In an email sent to staff today, and sighted by ZDNet, Steward said that she would leave at the end of this year.
"I would like to advise you all that after seven long, hard, and rewarding years, I have decided to retire as AGCIO and the APS. This will take effect from the end of this year," she said.
Steward said she is proud of the achievements that have been made over the last seven years.
"I have really appreciated the privilege of working with you, and especially the support and the hard work that you have all given, including during some very demanding times," she said.
"I have also appreciated the spirit, good humour, thoughtfulness, and professionalism that you have applied to your work, and your interactions that have created the stimulating culture that is central to our whole-of-government work."
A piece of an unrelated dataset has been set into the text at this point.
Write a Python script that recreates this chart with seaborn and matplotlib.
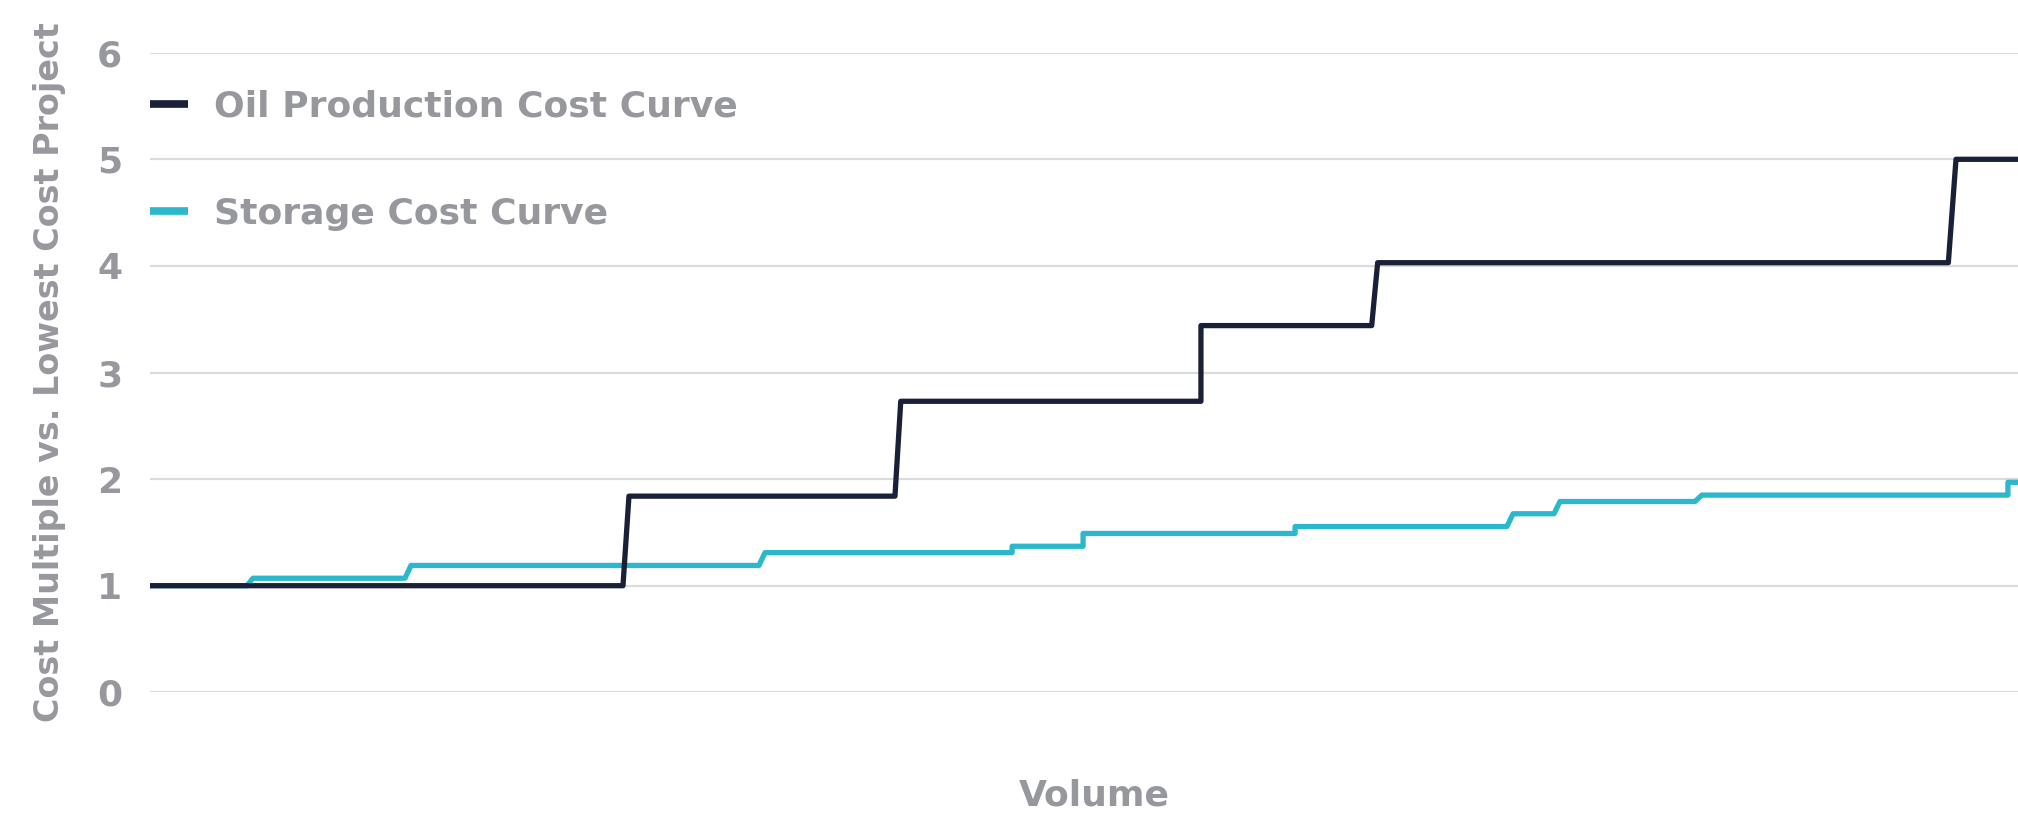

Steward was appointed to the CIO role within the Australian Government Information Management Office (AGIMO) by then Special Minister of State Eric Abetz in June 2005. Prior to this, Steward was general manager of enterprise capability at Centrelink, and a number of senior executive positions in government agencies over the last few decades.
Ovum analyst Kevin Noonan praised Steward's legacy.
"Ann has been one of the longest-serving government CIOs, and has seen a period of significant change. I think she will be remembered for putting IT back squarely onto the government policy map," he told ZDNet.
He said that the Gershon Review, which was brought in just after the Labor government took power at the end of 2007, will be remembered as a significant achievement for Steward, because it was successful in its objectives in looking for government savings.
"Ann [Steward] will be remembered as a mover and shaker, and somebody who built bridges with CIOs in other states."
Noonan said that the challenge for the incoming government CIO will be to look at a new strategic direction for AGIMO, and whether the Department of Finance is the right place for AGIMO in the future. That tends to continue to push a financial perspective on everything AGIMO does; perhaps a policy agency would be a better place for it.
Steward's departure comes in the wake of a number of other high-profile Australian government CIOs leaving, including Department of Defence CIO Greg Farr and Department of Human Services CIO John Wadeson.
Noonan said that it is a time of generational change in government CIOs, with many different challenges facing the government in IT.
"We are now looking at a community that is looking at dealing with government in a very different way, such as mobile and social, and we have to look at how the government will use big data. These are all policy questions that need to be answered."
ZDNet asked the Department of Finance and Deregulation for details around Steward's successor; however, no response had been received at the time of writing.
The full email that Steward sent to staff is reproduced below.
I would like to advise you all that after seven long, hard, and rewarding years, I have decided to retire as AGCIO and the APS. This will take effect from the end of this year.
I have really appreciated the privilege of working with you and especially the support and the hard work that you have all given, including during some very demanding times.
I have also appreciated the spirit, good humour, thoughtfulness, and professionalism that you have applied to your work, and your interactions that have created the stimulating culture that is central to our whole-of-government work.
We can all be very proud of the many achievements that have been delivered over the years, supporting the governments of the day in the delivery of their programs and services, enabled by technology.
I will be speaking with you all at our all AGIMO session and I will take that opportunity to wish you personally all the very best for the future.
The secretary will provide details of future arrangements for the office.